_WHAT IS BEING ASKED_:
Leave out the images; return the rest of the data exactly.

········

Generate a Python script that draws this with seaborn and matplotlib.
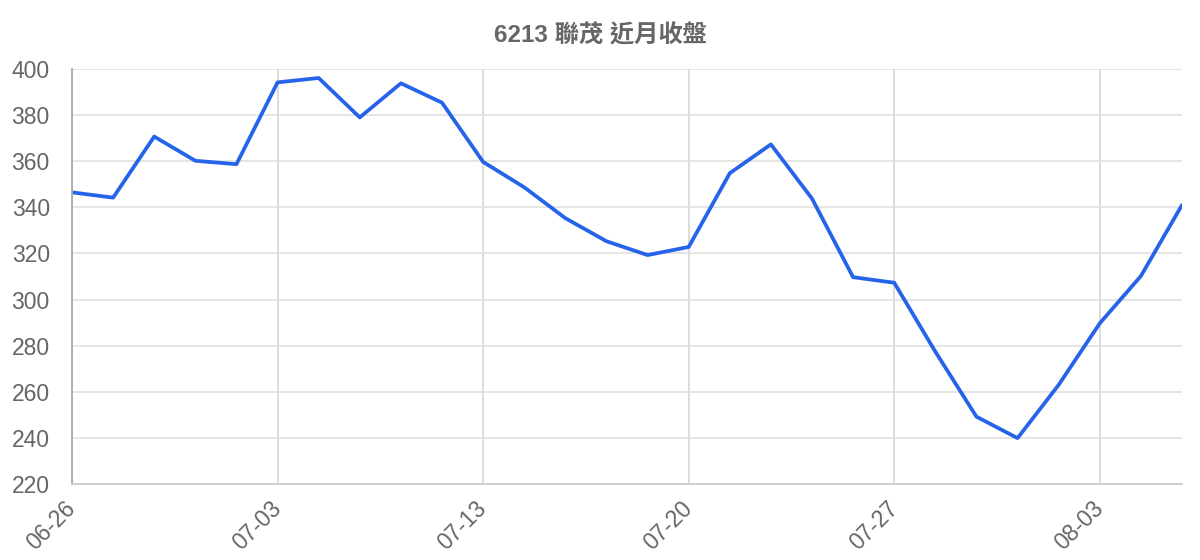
import pandas as pd
import numpy as np
import seaborn as sns
import matplotlib.pyplot as plt

# --------------------------- DATA ---------------------------
dates = [
    '06-26', '06-27', '06-28', '06-29', '06-30',
    '07-03', '07-05', '07-06', '07-07', '07-12',
    '07-13', '07-14', '07-17', '07-18', '07-19',
    '07-20', '07-21', '07-24', '07-25', '07-26',
    '07-27', '07-28', '07-31', '08-01', '08-02',
    '08-03', '08-04', '08-07',
]
close = [
    346.5, 344.2, 370.7, 360.2, 358.7,
    394.2, 396.1, 379.0, 393.8, 385.4,
    359.7, 348.7, 335.3, 325.3, 319.3,
    322.8, 354.8, 367.3, 343.8, 309.7,
    307.3, 277.4, 249.2, 239.9, 263.0,
    289.7, 310.2, 341.0,
]
title = '6213 聯茂 近月收盤'

# --------------------------- SETTINGS ---------------------------
sns.set_style("white")
plt.rcParams['font.family'] = ['Liberation Sans', 'Noto Sans CJK TC', 'DejaVu Sans']
text_grey = '#666666'
line_blue = '#2563EB'

df = pd.DataFrame({'pos': np.arange(len(dates)), 'date': dates, 'close': close})

# --------------------------- PLOT ---------------------------
fig = plt.figure(figsize=(12, 5.6), dpi=100)
ax = fig.add_axes([72 / 1200, 1 - 484 / 560, (1182 - 72) / 1200, (484 - 69) / 560])

sns.lineplot(data=df, x='pos', y='close', color=line_blue, linewidth=2.7, ax=ax)

ax.set_xlim(0, len(dates) - 1)
ax.set_ylim(220, 400)
ax.set_yticks(np.arange(220, 401, 20))
ax.set_xticks(df['pos'][::5])
ax.set_xticklabels(df['date'][::5], rotation=45, ha='right', va='center',
                   rotation_mode='anchor')

ax.grid(axis='y', color='#e0e0e0', linewidth=1.2)
ax.grid(axis='x', color='#d6d6d6', linewidth=1.2)
ax.set_axisbelow(True)

for side in ['top', 'right']:
    ax.spines[side].set_visible(False)
ax.spines['left'].set_color('#aaaaaa')
ax.spines['left'].set_linewidth(1.3)
ax.spines['bottom'].set_color('#cccccc')
ax.spines['bottom'].set_linewidth(1.3)

ax.tick_params(axis='y', length=14, width=1.2, color='#e0e0e0', pad=2,
               labelsize=16.5, labelcolor=text_grey)
ax.tick_params(axis='x', length=14, width=1.2, color='#d6d6d6', pad=1,
               labelsize=16.5, labelcolor=text_grey)

ax.set_xlabel('')
ax.set_ylabel('')

fig.text(0.5, 1 - 36 / 560, title, ha='center', va='center',
         fontsize=17.5, fontweight='bold', color=text_grey)

fig.savefig('out.png', dpi=100)
plt.close(fig)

········

_TASK RESPONSE_:
Generate a Python script that draws this with seaborn and matplotlib.
import pandas as pd
import numpy as np
import seaborn as sns
import matplotlib.pyplot as plt

# --------------------------- DATA ---------------------------
dates = [
    '06-26', '06-27', '06-28', '06-29', '06-30',
    '07-03', '07-05', '07-06', '07-07', '07-12',
    '07-13', '07-14', '07-17', '07-18', '07-19',
    '07-20', '07-21', '07-24', '07-25', '07-26',
    '07-27', '07-28', '07-31', '08-01', '08-02',
    '08-03', '08-04', '08-07',
]
close = [
    346.5, 344.2, 370.7, 360.2, 358.7,
    394.2, 396.1, 379.0, 393.8, 385.4,
    359.7, 348.7, 335.3, 325.3, 319.3,
    322.8, 354.8, 367.3, 343.8, 309.7,
    307.3, 277.4, 249.2, 239.9, 263.0,
    289.7, 310.2, 341.0,
]
title = '6213 聯茂 近月收盤'

# --------------------------- SETTINGS ---------------------------
sns.set_style("white")
plt.rcParams['font.family'] = ['Liberation Sans', 'Noto Sans CJK TC', 'DejaVu Sans']
text_grey = '#666666'
line_blue = '#2563EB'

df = pd.DataFrame({'pos': np.arange(len(dates)), 'date': dates, 'close': close})

# --------------------------- PLOT ---------------------------
fig = plt.figure(figsize=(12, 5.6), dpi=100)
ax = fig.add_axes([72 / 1200, 1 - 484 / 560, (1182 - 72) / 1200, (484 - 69) / 560])

sns.lineplot(data=df, x='pos', y='close', color=line_blue, linewidth=2.7, ax=ax)

ax.set_xlim(0, len(dates) - 1)
ax.set_ylim(220, 400)
ax.set_yticks(np.arange(220, 401, 20))
ax.set_xticks(df['pos'][::5])
ax.set_xticklabels(df['date'][::5], rotation=45, ha='right', va='center',
                   rotation_mode='anchor')

ax.grid(axis='y', color='#e0e0e0', linewidth=1.2)
ax.grid(axis='x', color='#d6d6d6', linewidth=1.2)
ax.set_axisbelow(True)

for side in ['top', 'right']:
    ax.spines[side].set_visible(False)
ax.spines['left'].set_color('#aaaaaa')
ax.spines['left'].set_linewidth(1.3)
ax.spines['bottom'].set_color('#cccccc')
ax.spines['bottom'].set_linewidth(1.3)

ax.tick_params(axis='y', length=14, width=1.2, color='#e0e0e0', pad=2,
               labelsize=16.5, labelcolor=text_grey)
ax.tick_params(axis='x', length=14, width=1.2, color='#d6d6d6', pad=1,
               labelsize=16.5, labelcolor=text_grey)

ax.set_xlabel('')
ax.set_ylabel('')

fig.text(0.5, 1 - 36 / 560, title, ha='center', va='center',
         fontsize=17.5, fontweight='bold', color=text_grey)

fig.savefig('out.png', dpi=100)
plt.close(fig)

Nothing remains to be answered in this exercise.